Ministry of Agriculture and Rural Affairs market prices.

Profit margins stimulated expansion during the second half of 2024 that drove hog prices down to just 14.6 yuan in June 2025. Muyuan Foods--the largest producer--had the biggest spike in sales.
Hog sales from company reports.
Comparing monthly sales by the top 3 companies with measures of aggregate industry output indicates that expansion in hog production during the second half of 2024 was broad-based. Sales by the top 3 companies was still only about one-third of "above-scale" slaughter (reported by the ag ministry) and about 16 percent of monthly slaughter reported by the National Bureau of Statistics. All three series indicate an expansion of hog output during the second half of 2024, but the increase by the top 3 was only a small fraction of the run-up in industry-wide hog slaughter reported during the second half of 2024. 

Company performance reports; Ministry of Agriculture and Rural Affairs slaughter by "above-scale" facilities; quarterly National Bureau of Statistics quarterly slaughter averaged over 3 months.

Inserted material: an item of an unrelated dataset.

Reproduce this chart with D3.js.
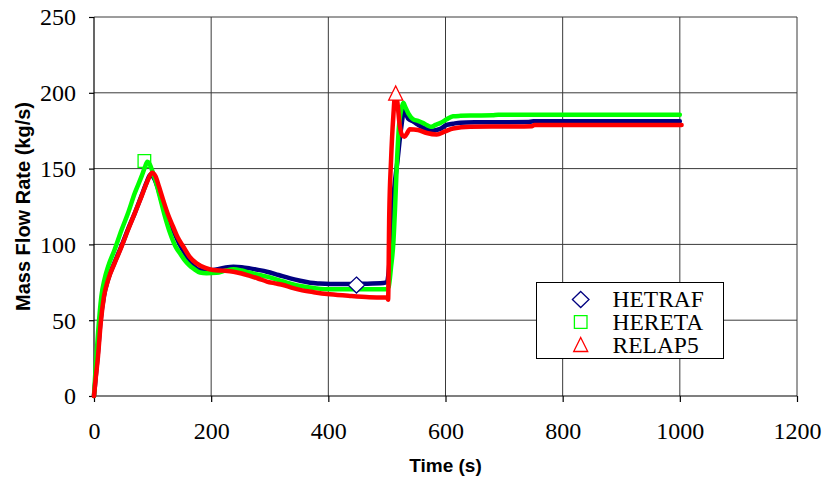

Still, not all of the leading companies expanded last year. New Hope--mainly a feed manufacturer--suffered financial losses in 2024, and its hog production fell. New Hope claims to have regained profitability in 2025. Several others reported big declines in hog sales last year, including COFCO Joycome--the one state-owned hog company--and Tianbang and Aonong--two other high-flyers in recent years.

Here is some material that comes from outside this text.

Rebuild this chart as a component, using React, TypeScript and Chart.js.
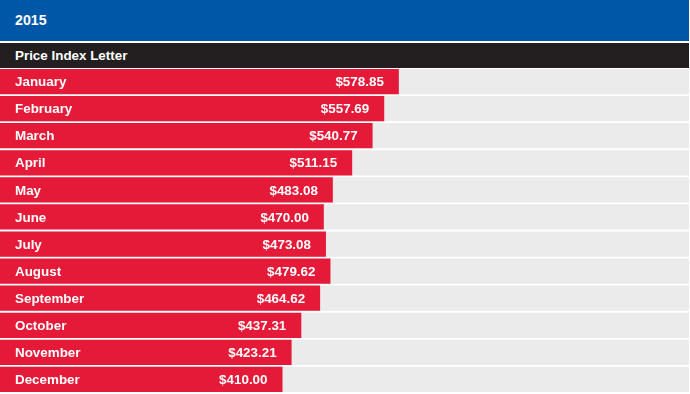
import React, { useEffect, useRef } from "react";
import { Chart, registerables } from "chart.js";

Chart.register(...registerables);

const title = "2015";
const subtitle = "Price Index Letter";
const months = [
  "January", "February", "March", "April", "May", "June",
  "July", "August", "September", "October", "November", "December",
];
const prices = [578.85, 557.69, 540.77, 511.15, 483.08, 470.0, 473.08, 479.62, 464.62, 437.31, 423.21, 410.0];
const axisMax = 1000;
const trackValues = [1000, 1000, 1000, 1000, 1000, 1000, 1000, 1000, 1000, 1000, 1000, 1000];

const FONT = "Arial, 'Liberation Sans', sans-serif";
const RED = "#E41A38";
const GRAY = "#EBEBEB";
const BLUE = "#0157A7";
const DARK = "#231F20";

const labelPlugin = {
  id: "barLabels",
  afterDatasetsDraw(chart: any) {
    const ctx = chart.ctx;
    const meta = chart.getDatasetMeta(0);
    ctx.save();
    ctx.font = `bold 13.4px ${FONT}`;
    ctx.fillStyle = "#ffffff";
    ctx.textBaseline = "middle";
    meta.data.forEach((bar: any, i: number) => {
      ctx.textAlign = "left";
      ctx.fillText(months[i], chart.chartArea.left + 15, bar.y + 1);
      ctx.textAlign = "right";
      ctx.fillText("$" + prices[i].toFixed(2), bar.x - 15, bar.y + 1);
    });
    ctx.restore();
  },
};

export default function App() {
  const ref = useRef<HTMLCanvasElement | null>(null);
  useEffect(() => {
    document.body.style.margin = "0";
    if (!ref.current) return;
    const chart = new Chart(ref.current, {
      type: "bar",
      data: {
        labels: months,
        datasets: [
          {
            data: prices,
            backgroundColor: RED,
            borderWidth: 0,
            grouped: false,
            order: 0,
            barPercentage: 1,
            categoryPercentage: 0.93,
          },
          {
            data: trackValues,
            backgroundColor: GRAY,
            borderWidth: 0,
            grouped: false,
            order: 1,
            barPercentage: 1,
            categoryPercentage: 0.93,
          },
        ],
      },
      options: {
        indexAxis: "y",
        animation: false,
        responsive: false,
        maintainAspectRatio: false,
        layout: { padding: 0 },
        scales: {
          x: { display: false, min: 0, max: axisMax },
          y: { display: false },
        },
        plugins: {
          legend: { display: false },
          tooltip: { enabled: false },
        },
      },
      plugins: [labelPlugin],
    } as any);
    return () => chart.destroy();
  }, []);

  return (
    <div style={{ width: 689, fontFamily: FONT }}>
      <div
        style={{
          height: 41,
          background: BLUE,
          color: "#fff",
          fontWeight: "bold",
          fontSize: 14.2,
          lineHeight: "41px",
          paddingLeft: 15,
        }}
      >
        {title}
      </div>
      <div
        style={{
          marginTop: 2,
          height: 25,
          background: DARK,
          color: "#fff",
          fontWeight: "bold",
          fontSize: 13.4,
          lineHeight: "25px",
          paddingLeft: 15,
        }}
      >
        {subtitle}
      </div>
      <canvas ref={ref} width={689} height={325} style={{ display: "block", marginTop: 0 }} />
    </div>
  );
}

It's worth noting that not all hog farming companies are unstoppable juggernauts. Yangxiang, a company that wowed foreign visitors with its pioneering multi-story hog complex about 8 years ago, faded into the background after its IPO was undermined by unusual dividend payouts and a shady customer base. Chuying, one of the rising stars in 2018 imploded that year and tried to pay back investors with hams. Zhengbang was the number 2 producer in 2021, but its production has plummeted since declaring bankruptcy a couple years ago. Wens foodstuff was hit hard by the ASF epidemic (and by an avian influenza outbreak about 12 years ago) before recovering robustly post-ASF.